Saturday I drove up to Framingham to look at FLOR tiles at Circle furniture for our remodel and I brought along The Little Saigon Cookbook by Ann Le for inspiration before I hit the local Whole Foods. Before I left home I called to check in with Mom and SD. Coincidently that very morning she, many states away in VA, had driven to her local Asian market to stock up and as I waxed about S&P squid she said they had ordered it last night for dinner. Coincidence? I think not. Anyway, I promised her I would put the recipe here in case she wanted to make it at home. Her local had put it on a 'salad' of finely minced sautéed vegetables including chilies and I am guessing shallots, but if anyone knows what it is 'traditionally' served on, let me know so I can try to make that as well.
Sitting in the parking lot of Whole Foods sipping my iced coffee I decided I was going to have the squid again. I know! Again! I never, NEVER eat the same thing three meals in a row. I assure you right now that this is going to be my summer addiction. I flicked through the book at decided that I would make a bún or herb salad to go with it. My garden has a great patch of Vietnamese Coriander this year and that is just something I can't find in the stores. Even Russo's my faithful Asian produce supplier never seems to carry it so I take matters in my own hands and grow it. I find my plants at Russell's in Wayland. That is some Vietnamese Coriander up in the top right hand corner of the bowl with the long pointed leaves. It tastes like a cross of cilantro and Thai Basil. I adore it. Cilantro haters will despise it with equal measure. The salad was loads of mint, Vietnamese Coriander, cilantro, mung bean sprouts, a few sliced shallots and it was all tossed with some cellophane noodles, topped in fried garlic slices and at the last minute doused in Nước chấm. Bright, fresh, and the perfect foil to the fried squid.
For dessert I decided to try my hand at the Chè Chuôi. If you are a tapioca fan like I am this was heaven. Tapioca cooked in water until translucent and then you add in coconut milk, sweetened condensed milk, sugar, salt and banana, simmer for a bit and then let it sit. You can top it in shaved coconut, but I had it as is at room temperature and it was heaven.
So for the sake of Mom who requested it, here is all you need to do for heavenly salt and pepper squid.
No measurements here since it will all depend on the amount of squid you have, but I had between 1/2 - 3/4 pound of squid bodies. I cut the cleaned tubes open and then scored them across with my knife and cut each body into 4 pieces.
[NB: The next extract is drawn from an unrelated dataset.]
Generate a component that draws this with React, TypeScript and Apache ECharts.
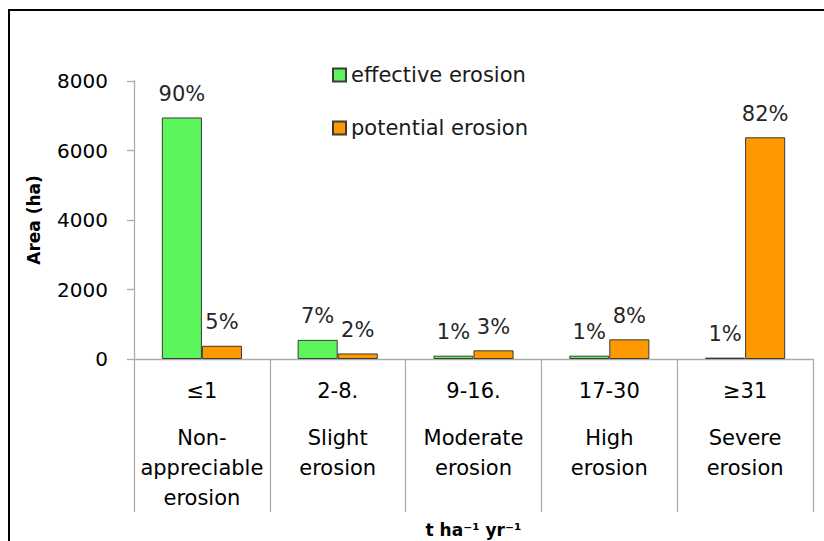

My squid were about 3 - 4 inches long.
In my suribachi (or mortar and pestle or coffee grinder) went about 2 TBS of black peppercorns and about the same of Maldon sea salt.
After I ground it a bit it looked like this. Some larger and smaller chunks of everything.
Into a ziploc went about 1/3 - 1/2 cup of cornstarch (sub coconut flour for paleo) and 3/4 of the salt and pepper. I save some for sprinkling on after frying. In go the squid. Toss, shake, shimmy, toss. Heat oil (coconut oil or rendered lard, I've also used duck fat) in a wok, not very deep, just enough to cover squid. Set up a paper towel to drain. Add in a few pieces at a time and fry quickly, I repeat QUICKLY, 2 minutes...maybe. pull and drain, sprinkle with a bit more s&p.
I served mine with Kewpie, cause I like it that way. But sometimes I would dip it in the Nước chấm
and then the kewpie. Oh....my. Tonight I am feeling a bit French. It will be an omelette with a nice side salad and a glass of wine. Ohh la la.